Doug Kothe Delivers Whirlwind ECP Update in 70 (or so) Slides

By John Russell

May 2, 2019

So much attention is given to forthcoming exascale hardware – Aurora is scheduled to be the first U.S. exascale system to go live around 2021/22 – that the U.S. Exascale Computing Project’s (ECP) work to develop a robust software ecosystem to coax the most from these exascale machines often gets short shrift. That’s too bad because in many ways there is more to talk about with regard to ECP which has already released many ‘products’.

Doug Kothe, ECP director

On Tuesday, Doug Kothe, midway through his second year as ECP director, provided a high-speed tour of ECP progress in a livestreamed talk for ACM. Officially entitled, The Exascale Computing Project and the Future of HPC, Kothe quipped at the start, “I’ll leave it to the audience to ascertain the future of HPC [and] do my best to get through the depth and breadth of what we’ve been up to.” Good choice. There’s too much to cover.

Quick backgrounder: ECP, you may know, was formed in 2016 as part of the overall U.S. Exascale Computing Initiative being run by DoE. The ECI, among other things, procures the exascale systems. ECPs charge is to ensure there’s an exascale-ready software ecosystem to get the most from exascale hardware when it arrives. You may not know ECP has finite lifetime and is scheduled to end in 2023. Kothe calls ECP a seven-year sprint.

Organizationally, ECP is overseen by a board of directors chaired by Bill Goldstein, director of Lawrence Livermore National Laboratory, and vice chair Thomas Zacharia, director of Oak Ridge National Laboratory. There is also an ECP Industry Council led by General Electric which weighs in on functional requirements and acts in an advisory capacity but has no formal review authority. Kothe notes that perhaps unlike past DoE efforts, ECP is trying to produce hardened, production quality software which is released regularly and that ECP has firm milestones and to keep it on track.

 

 

 

 

Much of Kothe’s presentation is likely familiar to close watchers of ECP; nevertheless, the scope of ECP activities presented along with pointers to sources for more material was impressive. It was almost too much but as an ECP resource the ACM recording and slide deck is a keeper if you can get it. ECP communication lead Mike Bernhardt says DoE is reviewing the talk now before publicly releasing it but that should happen soon (update: recording  plus slides now available).
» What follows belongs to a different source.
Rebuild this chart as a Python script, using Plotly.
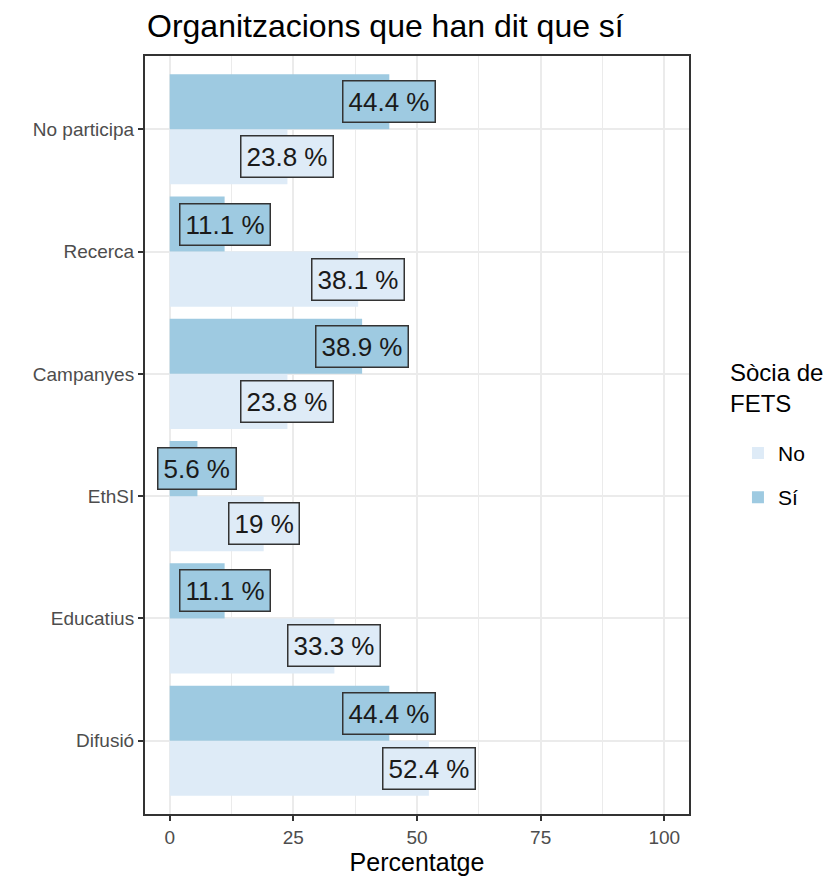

Kothe zipped through about 70 slides in under an hour. He made clear throughout his presentation that ECP’s various goals specifically supporting DoE missions are matched by the expectation that ECP developed technologies will also find broad use within HPC. It turns out ECP has already been busy churning out applications, SDKs, contributions to open source, and an extreme scale software stack.

It’s probably worth restating what constitutes DoE’s definition of ‘capable exascale’ for the new systems since that’s the official goal. Broadly, ECI calls for at least two diverse system architectures. Each should deliver 50x the performance of today’s 20 petaflop systems and 5x the performance of Summit. The systems should function with sufficient resiliency (an average fault rate of ≤1 per week) and include a software stack that meets the needs of a broad spectrum of applications and workloads.

Presented here are just a few of Kothe’s slides (click to enlarge) and his accompanying comments.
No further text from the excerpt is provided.